Nos parents nous apprennent à parler le créole dès notre plus jeune âge, les récits de mon père sur son enfance à Rivière Pilote et le repas dominical aux senteurs des épices de la Martinique nous transportent sur notre île, sans oublier les séances de ménage orchestrées par les vinyles de Kassav, la Perfecta et tant d’autres qui nourrissent notre amour pour les Antilles.
Laurence Alger
En 1995, la mère de Laurence Alger est enceinte de Léa, son sixième enfant. C’est un évènement dans la famille. Elle décide de venir accoucher en Martinique en emmenant tous les autres. C’est un chamboulement pour les trois filles et deux garçons qui s’installent avec leurs parents à Chateauboeuf.
À son arrivée en Martinique, Laurence Alger est inscrite en 4e au collège Dillon 1. De son propre aveu, elle n’était pas bonne élève, mais ça a été paradoxalement la meilleure année de toute sa scolarité. Tout s’est joué en vérité à quelques détails près.
Entendre mes professeurs s’exprimer en créole et porter l’uniforme, c’était génial, sans oublier les petits coups de règles sur mes mollets pour me stimuler en cours de maths. Ma mère, nous a offert avec ce séjour un apprentissage de notre histoire et une immersion dans nos racines qui n’a pas de prix. Puis, le moment est arrivé de retourner dans l’Hexagone. Impossible alors d’écouter du zouk sans pleurer. Ça a été la grande dépression pour moi. Le " gwo pwèl " a été mon ami pendant plusieurs semaines.
Laurence Alger
Entre-temps, Océane est née en 2001. C’est la dernière de la famille. Laurence Alger couve sa petite sœur qui a 20 ans de moins. La différence d’âge lui donne l’impression d’être sa maman, d’autant qu’elle-même fait ses premiers pas dans la vie active. D’abord des remplacements dans les services de soin au sein de l’établissement où travaillent ses parents, puis un poste d’agent administratif, avant d’entrer à la direction des Hôpitaux de Paris.
Au bout de quinze ans, Laurence Alger change radicalement de voie. Elle intègre l'agence pour l'enseignement français à l'étranger (AEFE), un établissement public placé sous la tutelle du ministère des Affaires étrangères. Sur le plan professionnel c’est l’embellie. Sur le plan personnel, c’est tout l’inverse : un drame s’abat sur la famille.
Le 8 mars 2018, Océane, la petite sœur de Laurence, âgée de 17 ans, se suicide à la gare d’Évry-Courcouronnes. Victime d’une arnaque aux chèques volés montée par son petit ami, elle se couche sur les rails à l’arrivée d’une rame de RER. Le choc est fatal. La famille est dévastée.
Notre Océane a décidé de nous quitter.
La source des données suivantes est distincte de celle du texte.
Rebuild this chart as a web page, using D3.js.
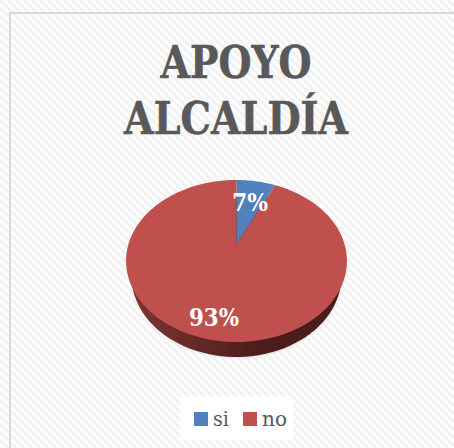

De ce jour, une partie de moi, de nous, est morte. On ne vit pas, on survit face à cette perte. Pourquoi ce choix violent ? La réponse, elle nous l’a écrite, avant de partir ce jeudi 8 mars 2018 à 6H45. Mais pourquoi ne nous a-t-elle pas parlés ? Chacun d’entre nous porte à sa manière sa peine, mais ne la partage pas. Pourquoi ? Parce qu’Océane avait toujours le sourire. Avec ce souvenir d’elle joyeuse nous ne pouvons pas sombrer.
Laurence Alger
Depuis le départ de sa petite sœur, Laurence Alger est sur tous les fronts judiciaires. Elle a fait condamner l’ex petit ami qui a arnaqué Océane avec des chèques volés, fait condamner la banque pour négligence, fait condamner également un jeune homme qui a publié sur les réseaux sociaux la photo du corps mutilé de l’adolescente.
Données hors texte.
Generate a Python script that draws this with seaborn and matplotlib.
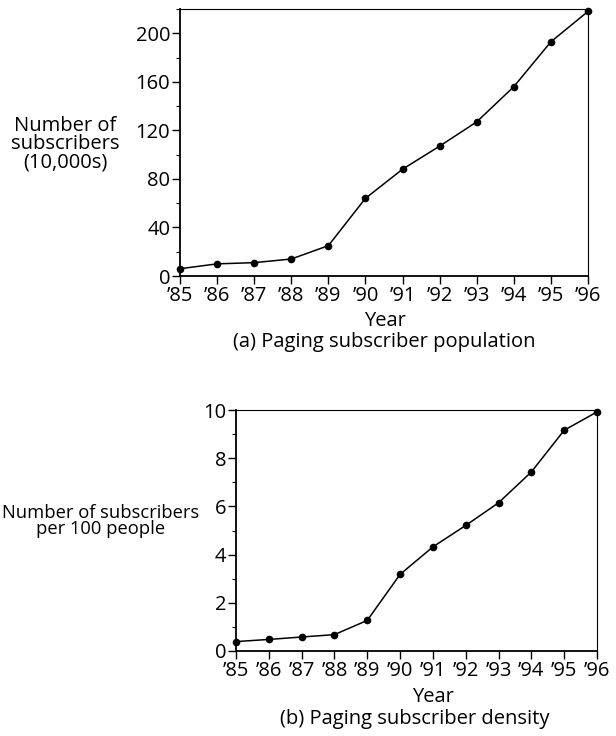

À ce jour, sur quatre procédures, la famille Alger a obtenu trois condamnations. Le dernier procès se tiendra dans les prochains jours, le 8 mars 2022, soit exactement quatre ans après le drame. Par ailleurs, Laurence a créé l’association "Prévention Océane".
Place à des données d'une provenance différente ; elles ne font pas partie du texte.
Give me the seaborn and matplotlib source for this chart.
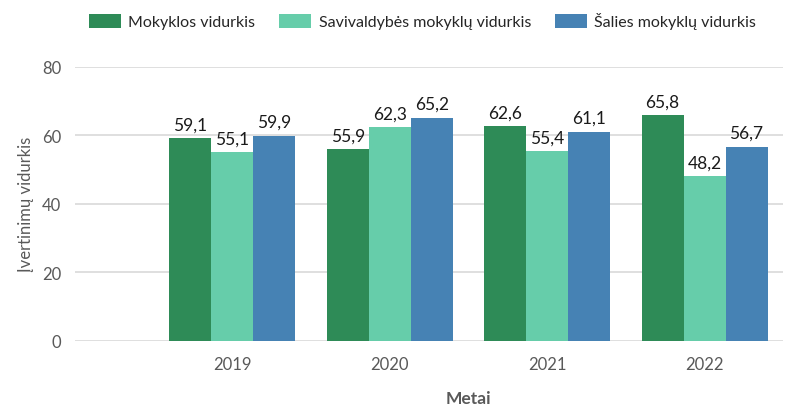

Comme son nom l’indique l’association a pour but de faire de la prévention face aux arnaques, partage de contenus inappropriés et le suicide, mais également d’alerter les différentes institutions pour qu’une prise de conscience collective se fasse. Si ma voix, si le récit de mes actions peuvent aider, voire sauver une vie, je continuerai à apporter mon témoignage car trop de personnes sont dans le silence, de peur du jugement des autres ou par ignorance de ce qui est mis en place pour les victimes.